Opinion | Restaurant workers are being neglected in Iowa’s COVID-19 vaccine process

Iowa skips vaccinating once-essential workers amid weakened protections.

U+of+Iowa+students+given+first+round+of+vaccinations+on+Thursday%2C+Jan+28%2C+2021.A+medical+student+receives+the+Moderna+vaccine.

Jeff Sigmund

U of Iowa students given first round of vaccinations on Thursday, Jan 28, 2021.A medical student receives the Moderna vaccine.

Evan Mantler, Opinions Contributor


Iowa officials are serving up a steaming plate of hypocrisy. At the start of the pandemic, restaurant employees and other food service workers were considered essential, but these once-necessary workers are left behind as Iowa rolls out the vaccine.

The Iowa Department of Public Health announced the current phase of COVID-19 vaccine distribution will include essential agriculture and food production workers but not employees in the restaurant and food service industry.

Though the vaccine is in high demand, Iowa should support food service employees just as much as other essential workers.

Iowa’s reliance on restaurants throughout the pandemic established a responsibility to prioritize food and dining staff when distributing the vaccine. The state’s categorization of restaurant employees as essential, along with limited unemployment coverage, forced many to return to work amid unsafe conditions.

Now when it’s time to actually protect these “essential” employees, Iowa balks.

Max Halverson, a senior at the University of Iowa, has worked as a server at Vue since early August. Halverson said he was excited to learn that food and agriculture workers were included in phase 1B, but later discovered that he would not qualify.

“If people want to go out and have a drink at a bar, then we’re essential,” Halverson said. “But when it comes to the vaccine we’re just told, ‘Sorry.’”

All this comes amid Gov. Kim Reynolds’ decision to lift the state’s partial mask mandate and restrictions on bars and restaurants — changes that could dramatically increase risks to workers in the industry.

Restaurant employees, particularly those in customer service roles, are disproportionately vulnerable to the virus as they interact with unmasked patrons each shift. While added sanitation may decrease risk, it certainly doesn’t provide the same level of protection as a vaccine or collective actions like a mask mandate.

Further, the pandemic placed added financial strain on food service workers, many of whom rely on tips to supplement low pay.
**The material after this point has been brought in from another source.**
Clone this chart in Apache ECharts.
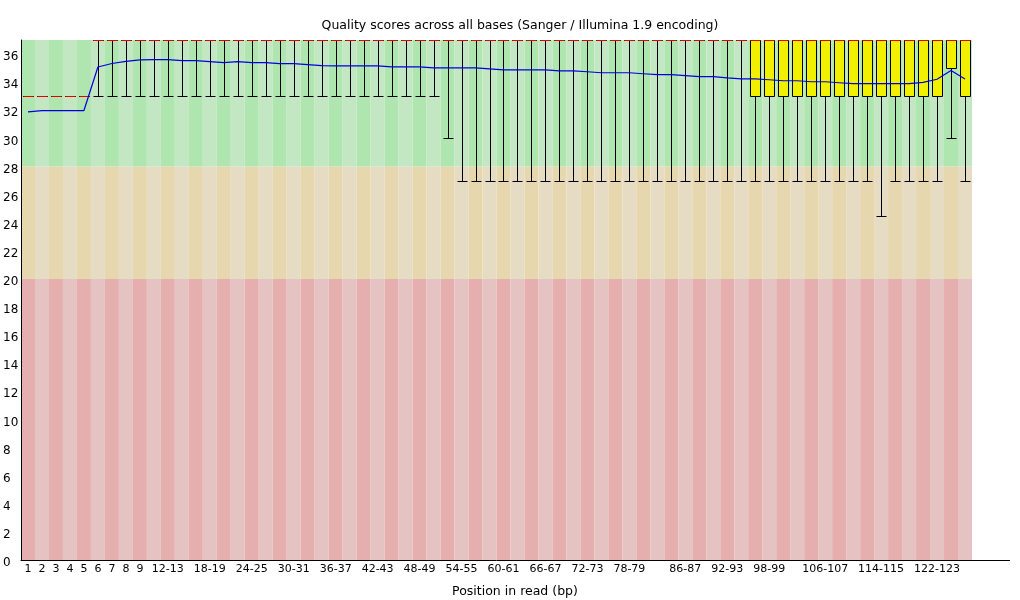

Fewer patrons, evolving customer attitudes, switching to delivery and take-out, and inconsistent scheduling have all contributed to a decrease in workers’ much-needed tips.

If we really must return to eating out in order to help struggling local businesses and their employees, we should do it with every available precaution. Skipping restaurant workers for the vaccine while lifting restrictions just sets Iowa up for another spike in cases, which will ultimately harm the businesses the state aims to protect.

Iowa’s weak regulations and half-hearted enforcement put restaurant staff in constant and unnecessary danger during the pandemic. It is unfair for Reynolds to lift the state’s already anemic restrictions while Iowa neglects restaurant workers in vaccine distribution.

“It’s about the consumers versus the actual people who are doing the service,” Halverson said.

Iowa shouldn’t abandon the people we’ve relied on during the pandemic. If restaurant workers were essential before, they should remain essential in upcoming public safety plans.

We shouldn’t be pushing for a return to normal or looser regulations when it puts Iowans in danger. Instead, we should be doing all we can to keep essential workers safe.


Columns reflect the opinions of the authors and are not necessarily those of the Editorial Board, The Daily Iowan, or other organizations in which the author may be involved.